Draait OPEC+ de kraan weer een beetje verder open?
Brentolie op kousenvoeten voorbij piek in 2019
In april gaf het clubje van de belangrijkste olie-exporterende landen (OPEC+) groen licht voor een verhoging van de olieproductie met telkens 350 000 vaten in mei en juni. Vanaf volgende maand komen er nog eens 450 000 vaten bij. In diezelfde periode schroeft Saudi-Arabië stelselmatig de vrijwillige productieknip van één miljoen vaten terug. In totaal zal OPEC+ dan meer dan twee miljoen vaten extra oppompen. De beslissing was toen een beetje verrassend, omdat vooral Europa in een verstrengde grip van het virus terecht kwam.
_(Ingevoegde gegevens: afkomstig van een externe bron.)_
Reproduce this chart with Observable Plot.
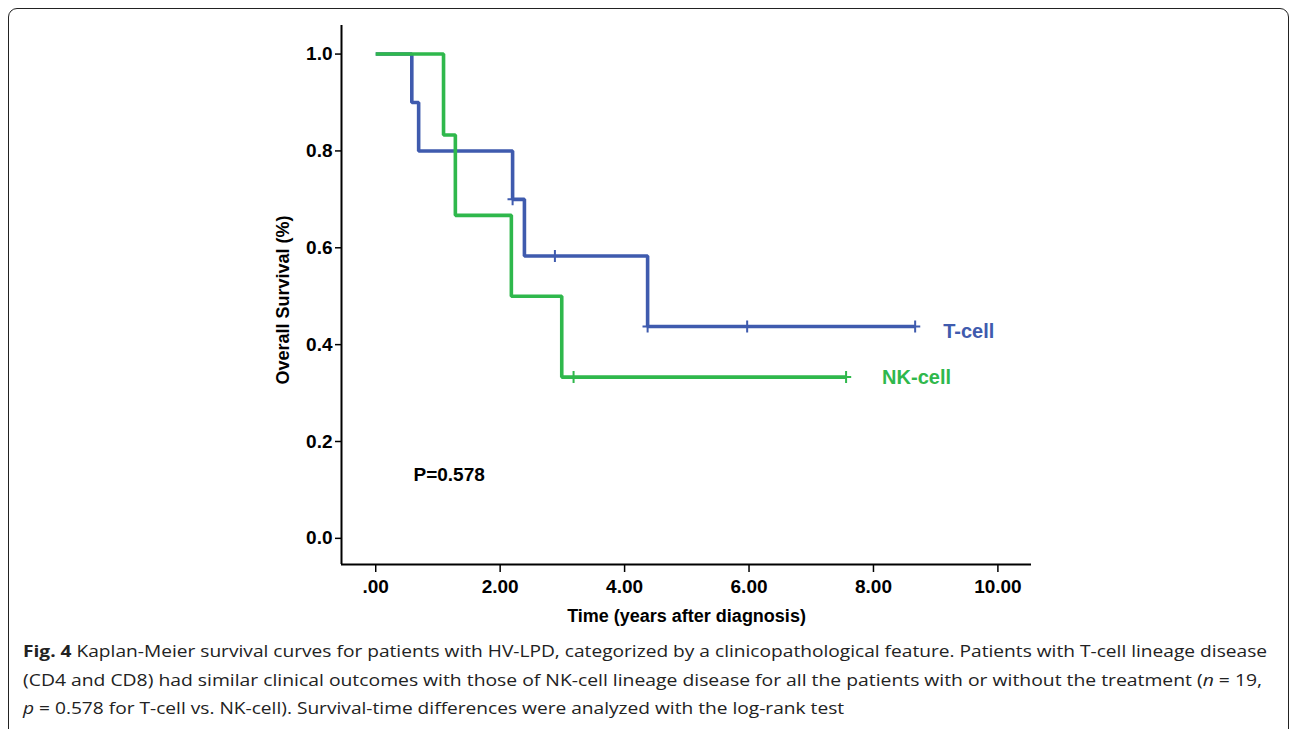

Achteraf gezien was de beslissing toch de juiste. De wereldeconomie trok de afgelopen maanden stevig aan en de dorst naar olie is groot. Een vat ruwe Brentolie kostte rond $65 in april, maar flirtte gisteren even met $76.
Komende donderdag houdt de groep haar maandelijkse vergadering. Het gonst van de geruchten over een verdere afbouw van de productiebeperkingen vanaf augustus. De verwachtingen liggen rond de 500 000 bijkomende vaten per dag. De timing komt in elk geval opnieuw wat ongelukkig. De zogenaamde Deltavariant van het virus is aan een opmars bezig in Azië (waaronder China en Australië) maar ook in Europa (Verenigd Koninkrijk). Haar beslissing in april toont wel aan dat OPEC+ bereid is om door zo’n kortetermijn kink in de kabel te kijken. Gegeven de recente prijsstijgingen tot voorbij de piek in 2019 zou het bovendien niet zo onlogisch zijn om de rem op de productie te lossen. Het is niet in het voordeel van de OPEC+ om een hoge olieprijs het economisch herstel te laten ondermijnen. Daarnaast bleek haar grote concurrent, de Amerikaanse schalieolie-industrie, de laatste maanden een pak minder prijselastisch dan vroeger gedacht. Met andere woorden: duurdere “klassieke” olie vertaalt zich niet automatisch in een vlucht naar het goedkopere Amerikaanse alternatief.
De markt is voorzichtig. De combinatie van de opflakkering van het virus en geruchten over een productieverhoging duwde het zwarte goud gisteren alsnog in het defensief. Een vat ruwe Brentolie viel terug van net geen $76/vat tot $74,68. Allicht speelden ook enkele technische overwegingen en algemene winstnemingen na de scherpe prijsremonte een rol. Dit kan op korte termijn misschien aanhouden, zeker in geval van een substantieel hoger dan verwachte productieopbouw van bv. 750 000 vaten. In het andere geval geldt $80 (weerstandszone uit 2018) als de eerstvolgende belangrijke referentie.